A Found Hilltop Village with Modern Appeal
The clients purchased a sprawling hillside lot in Montecito to build their new permanent residence. Wanting a mix of old and new, the architects created an architectural narrative that satisfied both styles. The concept for the exterior of the home is to imitate the character of found ancient buildings from a Spanish hilltop village. Appendages found outside the core of the home represent scattered buildings.
Santa Barbara field stone covers the majority of the exterior, with stucco infill sprinkled throughout. Dispersed roof shapes, such as a sloping form that pours out onto the balcony, further this idea with their purposeful asymmetry. The architects wanted the structure to feel like it was built up over time and therefore embrace possible imperfections.
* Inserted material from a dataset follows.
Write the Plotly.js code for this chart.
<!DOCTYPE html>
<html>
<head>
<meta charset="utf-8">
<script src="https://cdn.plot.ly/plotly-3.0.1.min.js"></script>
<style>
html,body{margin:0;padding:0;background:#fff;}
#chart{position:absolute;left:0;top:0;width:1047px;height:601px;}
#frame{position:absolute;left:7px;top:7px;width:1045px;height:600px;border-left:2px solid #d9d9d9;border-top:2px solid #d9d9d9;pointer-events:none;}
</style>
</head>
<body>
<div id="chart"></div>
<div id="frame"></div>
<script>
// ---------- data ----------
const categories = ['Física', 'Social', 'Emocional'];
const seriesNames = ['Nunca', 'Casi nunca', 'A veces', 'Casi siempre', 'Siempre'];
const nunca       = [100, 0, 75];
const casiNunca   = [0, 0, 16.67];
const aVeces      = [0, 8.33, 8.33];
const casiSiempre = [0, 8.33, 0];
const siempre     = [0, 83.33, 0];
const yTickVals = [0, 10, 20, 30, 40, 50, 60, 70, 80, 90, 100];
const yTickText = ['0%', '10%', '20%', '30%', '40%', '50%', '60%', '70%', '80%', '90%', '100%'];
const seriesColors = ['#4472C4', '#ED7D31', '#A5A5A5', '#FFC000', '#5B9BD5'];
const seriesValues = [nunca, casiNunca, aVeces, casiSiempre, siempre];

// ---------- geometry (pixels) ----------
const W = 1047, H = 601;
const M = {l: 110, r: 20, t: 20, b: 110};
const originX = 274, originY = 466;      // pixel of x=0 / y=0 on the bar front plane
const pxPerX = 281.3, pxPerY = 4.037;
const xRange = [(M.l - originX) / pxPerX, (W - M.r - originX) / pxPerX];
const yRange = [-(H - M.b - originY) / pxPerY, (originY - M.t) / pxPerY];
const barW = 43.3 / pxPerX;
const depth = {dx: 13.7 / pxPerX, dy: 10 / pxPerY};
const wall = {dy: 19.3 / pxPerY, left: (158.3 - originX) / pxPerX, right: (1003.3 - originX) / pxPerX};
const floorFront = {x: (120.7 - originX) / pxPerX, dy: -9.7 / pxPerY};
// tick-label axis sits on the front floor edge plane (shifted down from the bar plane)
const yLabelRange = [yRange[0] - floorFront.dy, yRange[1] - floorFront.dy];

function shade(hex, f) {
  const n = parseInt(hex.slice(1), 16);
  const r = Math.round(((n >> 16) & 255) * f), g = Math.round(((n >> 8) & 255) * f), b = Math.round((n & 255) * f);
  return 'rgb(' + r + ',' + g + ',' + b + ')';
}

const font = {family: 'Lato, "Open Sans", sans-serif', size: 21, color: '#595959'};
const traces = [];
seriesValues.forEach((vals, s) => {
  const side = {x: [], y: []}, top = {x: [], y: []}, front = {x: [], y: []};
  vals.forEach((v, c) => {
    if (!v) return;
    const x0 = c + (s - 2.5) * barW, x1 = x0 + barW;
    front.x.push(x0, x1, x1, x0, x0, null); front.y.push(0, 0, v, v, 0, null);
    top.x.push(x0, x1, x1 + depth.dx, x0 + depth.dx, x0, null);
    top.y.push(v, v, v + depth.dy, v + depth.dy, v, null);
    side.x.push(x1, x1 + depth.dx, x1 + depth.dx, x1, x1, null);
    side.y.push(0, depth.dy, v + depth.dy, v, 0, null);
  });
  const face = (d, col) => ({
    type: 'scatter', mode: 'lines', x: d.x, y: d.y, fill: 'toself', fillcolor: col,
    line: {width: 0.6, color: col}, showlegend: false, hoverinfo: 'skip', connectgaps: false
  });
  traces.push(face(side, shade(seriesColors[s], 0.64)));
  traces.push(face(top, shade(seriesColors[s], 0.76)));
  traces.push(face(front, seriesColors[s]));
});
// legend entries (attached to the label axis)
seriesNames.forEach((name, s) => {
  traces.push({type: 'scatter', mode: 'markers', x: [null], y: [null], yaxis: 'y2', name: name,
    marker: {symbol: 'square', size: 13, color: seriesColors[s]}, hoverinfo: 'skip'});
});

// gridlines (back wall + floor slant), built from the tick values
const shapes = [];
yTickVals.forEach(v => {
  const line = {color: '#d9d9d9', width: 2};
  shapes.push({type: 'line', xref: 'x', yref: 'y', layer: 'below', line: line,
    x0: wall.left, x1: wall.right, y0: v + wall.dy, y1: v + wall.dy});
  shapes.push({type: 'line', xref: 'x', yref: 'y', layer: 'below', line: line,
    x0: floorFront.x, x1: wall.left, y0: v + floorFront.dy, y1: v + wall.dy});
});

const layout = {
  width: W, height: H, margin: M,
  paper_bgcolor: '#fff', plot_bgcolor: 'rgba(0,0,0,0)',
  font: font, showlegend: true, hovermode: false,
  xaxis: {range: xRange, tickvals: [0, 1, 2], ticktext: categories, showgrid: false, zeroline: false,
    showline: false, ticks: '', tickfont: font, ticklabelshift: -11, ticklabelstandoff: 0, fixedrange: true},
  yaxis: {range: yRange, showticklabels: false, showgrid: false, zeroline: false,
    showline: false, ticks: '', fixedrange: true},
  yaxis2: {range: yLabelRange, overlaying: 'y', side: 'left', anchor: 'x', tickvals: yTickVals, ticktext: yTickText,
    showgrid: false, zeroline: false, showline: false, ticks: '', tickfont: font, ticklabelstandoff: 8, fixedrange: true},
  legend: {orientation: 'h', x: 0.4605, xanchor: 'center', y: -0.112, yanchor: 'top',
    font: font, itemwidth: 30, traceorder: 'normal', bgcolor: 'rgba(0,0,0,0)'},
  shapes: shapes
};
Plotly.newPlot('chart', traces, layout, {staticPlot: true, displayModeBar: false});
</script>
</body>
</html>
The interior is contrastingly clean and modern. Crisp white walls extend off of interior stone walls to mimic a contemporary addition to the old world structure. Vaulted ceilings are supported by exposed wood beams. Custom steel-framed glass doors open up the home for an indoor-outdoor experience.
The roofs of the ground floor rooms intersect with the upper patio guardrails, further refining the massing and breaking down the scale of the home. This strategy evokes the charm of an old-world hill town while also helping to satisfy the Montecito Board of Architectural Review requirements for homes that blend into their surroundings.
The kitchen has two primary spaces: the Main kitchen and a Sous kitchen. The central kitchen is open and casual for daily use by the family. The highly functional Sous kitchen remains hidden behind a decorative door when not being used for catering and cleanup during formal entertaining.
In the primary suite, an alcove adorned with a diamond pattern, creates a cozy setting for the bed. Floor-to-ceiling corner windows provide a panoramic view to the sea.
The modern bathroom opens onto an upper patio, commanding a spectacular view of the valley below and the ocean beyond. A minimal vanity is positioned near a small window, introducing the right amount of daylight for make-up application and reinforcing circadian rhythms in the morning.
In addition to the Master Suite, the upstairs is home to his-and-her offices that are distinct yet connected by a covered patio.